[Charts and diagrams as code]

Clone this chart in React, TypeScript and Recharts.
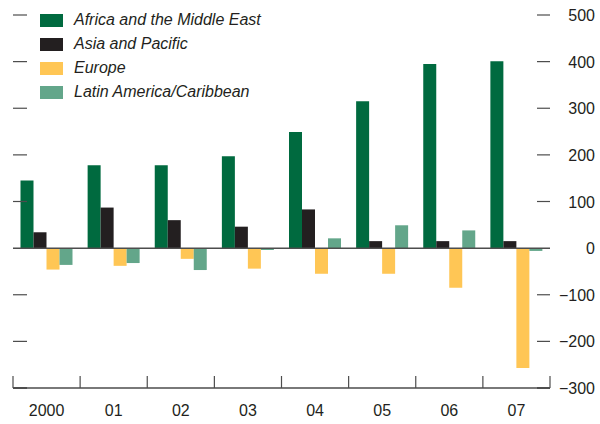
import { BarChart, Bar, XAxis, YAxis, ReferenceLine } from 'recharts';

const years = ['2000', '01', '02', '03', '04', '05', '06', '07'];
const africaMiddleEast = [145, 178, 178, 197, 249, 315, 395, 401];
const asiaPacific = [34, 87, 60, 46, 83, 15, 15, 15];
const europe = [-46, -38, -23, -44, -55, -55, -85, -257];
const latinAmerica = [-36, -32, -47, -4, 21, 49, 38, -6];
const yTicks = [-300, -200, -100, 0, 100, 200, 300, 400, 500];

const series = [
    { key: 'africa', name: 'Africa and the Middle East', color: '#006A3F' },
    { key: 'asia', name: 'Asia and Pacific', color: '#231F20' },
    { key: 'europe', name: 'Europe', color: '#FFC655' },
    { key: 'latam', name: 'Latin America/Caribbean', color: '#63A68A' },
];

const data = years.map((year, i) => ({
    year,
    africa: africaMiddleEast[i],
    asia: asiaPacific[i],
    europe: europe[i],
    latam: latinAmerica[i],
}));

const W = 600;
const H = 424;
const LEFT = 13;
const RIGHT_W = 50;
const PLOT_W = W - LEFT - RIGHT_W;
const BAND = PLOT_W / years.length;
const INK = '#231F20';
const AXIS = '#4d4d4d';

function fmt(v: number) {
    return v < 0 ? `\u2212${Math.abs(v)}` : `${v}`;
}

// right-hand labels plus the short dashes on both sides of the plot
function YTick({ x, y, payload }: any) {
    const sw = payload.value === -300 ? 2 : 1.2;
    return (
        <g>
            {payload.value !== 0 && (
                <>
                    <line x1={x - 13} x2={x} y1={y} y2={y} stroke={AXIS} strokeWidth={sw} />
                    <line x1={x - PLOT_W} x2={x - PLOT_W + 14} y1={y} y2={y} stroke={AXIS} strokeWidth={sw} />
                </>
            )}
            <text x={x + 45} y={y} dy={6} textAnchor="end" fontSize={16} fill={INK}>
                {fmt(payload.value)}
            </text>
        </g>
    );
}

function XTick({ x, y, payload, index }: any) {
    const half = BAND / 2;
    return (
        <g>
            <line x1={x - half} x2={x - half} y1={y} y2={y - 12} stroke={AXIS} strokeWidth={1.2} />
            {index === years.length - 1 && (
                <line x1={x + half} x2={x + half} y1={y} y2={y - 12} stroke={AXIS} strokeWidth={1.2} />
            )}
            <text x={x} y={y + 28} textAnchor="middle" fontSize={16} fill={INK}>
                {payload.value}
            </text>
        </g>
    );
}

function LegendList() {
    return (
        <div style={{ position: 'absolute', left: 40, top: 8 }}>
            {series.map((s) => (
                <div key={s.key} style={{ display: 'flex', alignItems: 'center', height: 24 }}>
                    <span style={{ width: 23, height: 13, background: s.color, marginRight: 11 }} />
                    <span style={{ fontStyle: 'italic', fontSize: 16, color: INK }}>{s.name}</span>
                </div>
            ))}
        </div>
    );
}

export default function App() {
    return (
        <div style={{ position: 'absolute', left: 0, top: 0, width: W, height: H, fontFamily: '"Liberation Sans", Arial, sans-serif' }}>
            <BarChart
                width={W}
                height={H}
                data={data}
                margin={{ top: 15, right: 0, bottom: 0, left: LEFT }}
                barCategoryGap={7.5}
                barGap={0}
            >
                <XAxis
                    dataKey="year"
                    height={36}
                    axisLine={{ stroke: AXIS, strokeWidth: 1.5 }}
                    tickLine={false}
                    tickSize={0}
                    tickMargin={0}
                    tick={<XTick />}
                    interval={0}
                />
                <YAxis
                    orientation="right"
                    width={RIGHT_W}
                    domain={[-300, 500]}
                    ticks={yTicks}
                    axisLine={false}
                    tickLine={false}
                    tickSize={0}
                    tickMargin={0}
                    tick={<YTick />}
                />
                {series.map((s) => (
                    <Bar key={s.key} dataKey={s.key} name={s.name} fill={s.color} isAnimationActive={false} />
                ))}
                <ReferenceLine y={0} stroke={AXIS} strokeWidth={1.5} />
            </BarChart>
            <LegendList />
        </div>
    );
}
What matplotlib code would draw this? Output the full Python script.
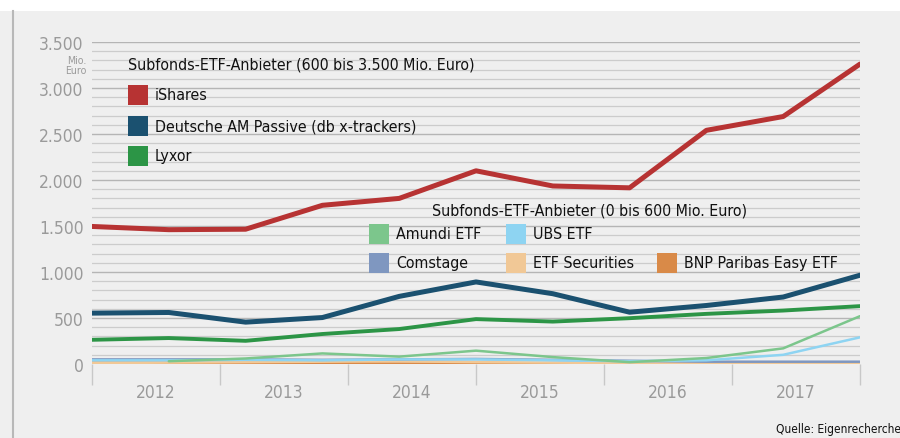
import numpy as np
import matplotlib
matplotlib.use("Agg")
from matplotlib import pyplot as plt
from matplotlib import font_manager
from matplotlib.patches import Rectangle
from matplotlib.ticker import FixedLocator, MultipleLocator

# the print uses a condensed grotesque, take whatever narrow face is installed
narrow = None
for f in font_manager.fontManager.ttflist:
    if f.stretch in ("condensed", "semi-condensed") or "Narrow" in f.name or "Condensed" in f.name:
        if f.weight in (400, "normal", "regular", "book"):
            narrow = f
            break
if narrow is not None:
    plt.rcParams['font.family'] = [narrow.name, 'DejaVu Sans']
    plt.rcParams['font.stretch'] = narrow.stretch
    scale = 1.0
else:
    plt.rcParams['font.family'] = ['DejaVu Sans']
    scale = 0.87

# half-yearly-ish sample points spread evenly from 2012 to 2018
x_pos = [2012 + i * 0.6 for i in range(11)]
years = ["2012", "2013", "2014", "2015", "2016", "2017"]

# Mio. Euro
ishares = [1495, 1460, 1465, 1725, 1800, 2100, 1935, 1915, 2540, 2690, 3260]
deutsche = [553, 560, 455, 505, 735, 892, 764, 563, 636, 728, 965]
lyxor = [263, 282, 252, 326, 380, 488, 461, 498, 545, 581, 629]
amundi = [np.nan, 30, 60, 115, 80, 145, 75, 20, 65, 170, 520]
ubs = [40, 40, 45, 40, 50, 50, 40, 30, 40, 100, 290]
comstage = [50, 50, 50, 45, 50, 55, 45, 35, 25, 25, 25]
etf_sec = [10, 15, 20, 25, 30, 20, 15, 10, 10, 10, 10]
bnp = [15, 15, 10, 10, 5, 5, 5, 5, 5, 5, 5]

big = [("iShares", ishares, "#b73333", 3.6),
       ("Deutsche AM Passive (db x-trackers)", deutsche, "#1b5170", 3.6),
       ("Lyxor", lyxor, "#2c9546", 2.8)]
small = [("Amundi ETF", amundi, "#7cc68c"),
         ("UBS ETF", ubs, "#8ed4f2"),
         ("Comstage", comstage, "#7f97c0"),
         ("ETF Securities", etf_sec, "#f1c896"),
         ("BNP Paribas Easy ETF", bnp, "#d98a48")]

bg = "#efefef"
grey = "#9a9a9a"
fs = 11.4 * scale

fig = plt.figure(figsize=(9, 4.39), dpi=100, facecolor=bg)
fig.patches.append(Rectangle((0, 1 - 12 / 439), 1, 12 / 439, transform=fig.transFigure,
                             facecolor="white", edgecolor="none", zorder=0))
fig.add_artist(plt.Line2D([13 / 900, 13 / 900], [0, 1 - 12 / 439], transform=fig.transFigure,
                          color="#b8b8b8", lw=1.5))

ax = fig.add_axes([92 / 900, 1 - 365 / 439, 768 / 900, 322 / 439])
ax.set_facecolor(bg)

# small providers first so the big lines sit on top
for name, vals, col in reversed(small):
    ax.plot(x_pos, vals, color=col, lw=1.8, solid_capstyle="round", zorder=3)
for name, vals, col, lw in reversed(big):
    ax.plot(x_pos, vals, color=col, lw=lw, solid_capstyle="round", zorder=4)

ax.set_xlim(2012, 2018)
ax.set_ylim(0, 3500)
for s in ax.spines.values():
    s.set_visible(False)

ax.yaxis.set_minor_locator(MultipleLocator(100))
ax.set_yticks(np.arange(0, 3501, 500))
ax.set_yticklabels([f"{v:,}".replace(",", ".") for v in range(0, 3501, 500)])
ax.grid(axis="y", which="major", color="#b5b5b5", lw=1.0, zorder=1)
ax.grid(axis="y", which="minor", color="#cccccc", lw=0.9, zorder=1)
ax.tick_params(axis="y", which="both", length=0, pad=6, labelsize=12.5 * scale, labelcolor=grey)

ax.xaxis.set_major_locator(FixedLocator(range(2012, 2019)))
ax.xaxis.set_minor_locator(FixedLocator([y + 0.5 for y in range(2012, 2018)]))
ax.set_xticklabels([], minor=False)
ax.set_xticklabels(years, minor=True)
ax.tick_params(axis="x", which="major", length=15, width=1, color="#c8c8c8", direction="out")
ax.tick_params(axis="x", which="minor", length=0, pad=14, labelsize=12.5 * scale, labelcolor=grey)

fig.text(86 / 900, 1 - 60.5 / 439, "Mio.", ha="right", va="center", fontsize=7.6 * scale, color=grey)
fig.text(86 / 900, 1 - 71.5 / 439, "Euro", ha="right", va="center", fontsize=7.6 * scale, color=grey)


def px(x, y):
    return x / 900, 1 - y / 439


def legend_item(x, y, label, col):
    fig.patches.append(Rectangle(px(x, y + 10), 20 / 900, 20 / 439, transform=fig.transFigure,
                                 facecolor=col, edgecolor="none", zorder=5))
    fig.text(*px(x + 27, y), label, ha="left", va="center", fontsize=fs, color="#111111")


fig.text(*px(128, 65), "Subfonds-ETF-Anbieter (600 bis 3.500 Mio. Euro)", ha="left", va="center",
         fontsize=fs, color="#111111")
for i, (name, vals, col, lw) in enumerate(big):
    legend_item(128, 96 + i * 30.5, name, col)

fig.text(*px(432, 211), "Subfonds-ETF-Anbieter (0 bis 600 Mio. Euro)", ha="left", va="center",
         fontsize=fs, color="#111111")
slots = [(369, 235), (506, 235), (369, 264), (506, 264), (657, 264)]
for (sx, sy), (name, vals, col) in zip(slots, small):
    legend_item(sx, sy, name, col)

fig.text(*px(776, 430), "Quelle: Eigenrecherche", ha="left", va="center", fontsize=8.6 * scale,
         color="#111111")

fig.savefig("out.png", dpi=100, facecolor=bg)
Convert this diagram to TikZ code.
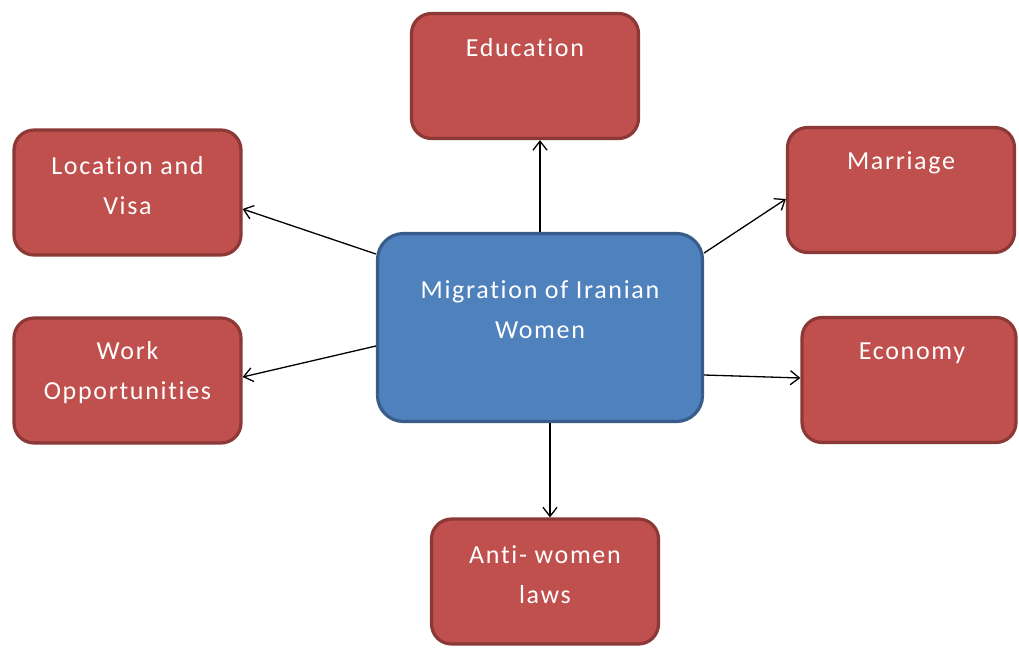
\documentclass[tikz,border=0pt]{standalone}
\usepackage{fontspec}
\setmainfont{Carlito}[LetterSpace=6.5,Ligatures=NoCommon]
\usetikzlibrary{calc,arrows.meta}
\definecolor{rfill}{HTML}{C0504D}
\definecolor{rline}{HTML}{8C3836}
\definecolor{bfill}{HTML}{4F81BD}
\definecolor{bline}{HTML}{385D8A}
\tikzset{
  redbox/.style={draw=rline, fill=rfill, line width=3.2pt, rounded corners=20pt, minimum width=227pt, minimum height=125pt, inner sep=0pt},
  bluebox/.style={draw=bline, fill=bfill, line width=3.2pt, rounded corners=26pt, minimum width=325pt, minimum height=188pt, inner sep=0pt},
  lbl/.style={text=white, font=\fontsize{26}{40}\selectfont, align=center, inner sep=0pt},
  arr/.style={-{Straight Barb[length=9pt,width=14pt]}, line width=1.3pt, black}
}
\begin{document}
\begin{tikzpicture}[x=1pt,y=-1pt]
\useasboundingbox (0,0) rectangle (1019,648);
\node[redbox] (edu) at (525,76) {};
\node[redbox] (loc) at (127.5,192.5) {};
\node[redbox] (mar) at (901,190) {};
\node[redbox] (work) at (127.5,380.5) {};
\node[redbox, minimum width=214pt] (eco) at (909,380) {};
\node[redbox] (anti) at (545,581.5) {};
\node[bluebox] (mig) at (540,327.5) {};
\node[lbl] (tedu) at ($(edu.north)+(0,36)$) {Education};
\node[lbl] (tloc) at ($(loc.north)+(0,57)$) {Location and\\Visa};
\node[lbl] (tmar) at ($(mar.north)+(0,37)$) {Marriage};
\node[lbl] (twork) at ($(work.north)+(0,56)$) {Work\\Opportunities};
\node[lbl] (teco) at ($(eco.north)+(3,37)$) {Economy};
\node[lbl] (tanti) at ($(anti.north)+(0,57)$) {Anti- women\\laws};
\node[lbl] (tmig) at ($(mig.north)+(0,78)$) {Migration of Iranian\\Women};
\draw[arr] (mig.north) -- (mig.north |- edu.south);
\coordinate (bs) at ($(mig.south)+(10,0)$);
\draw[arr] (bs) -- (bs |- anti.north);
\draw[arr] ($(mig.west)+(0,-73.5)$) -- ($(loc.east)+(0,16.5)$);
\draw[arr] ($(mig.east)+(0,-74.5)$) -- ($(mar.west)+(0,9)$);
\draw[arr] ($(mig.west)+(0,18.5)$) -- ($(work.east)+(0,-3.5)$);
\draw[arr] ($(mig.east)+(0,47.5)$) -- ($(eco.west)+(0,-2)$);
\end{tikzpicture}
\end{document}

* **The task**: Output exactly the lines above, from the line with "What matplotlib code" to the line with "from matplotlib.ticker import", both included; skip the pictures.

* **Solved problem**:
What matplotlib code would draw this? Output the full Python script.
import numpy as np
import matplotlib
matplotlib.use("Agg")
from matplotlib import pyplot as plt
from matplotlib import font_manager
from matplotlib.patches import Rectangle
from matplotlib.ticker import FixedLocator, MultipleLocator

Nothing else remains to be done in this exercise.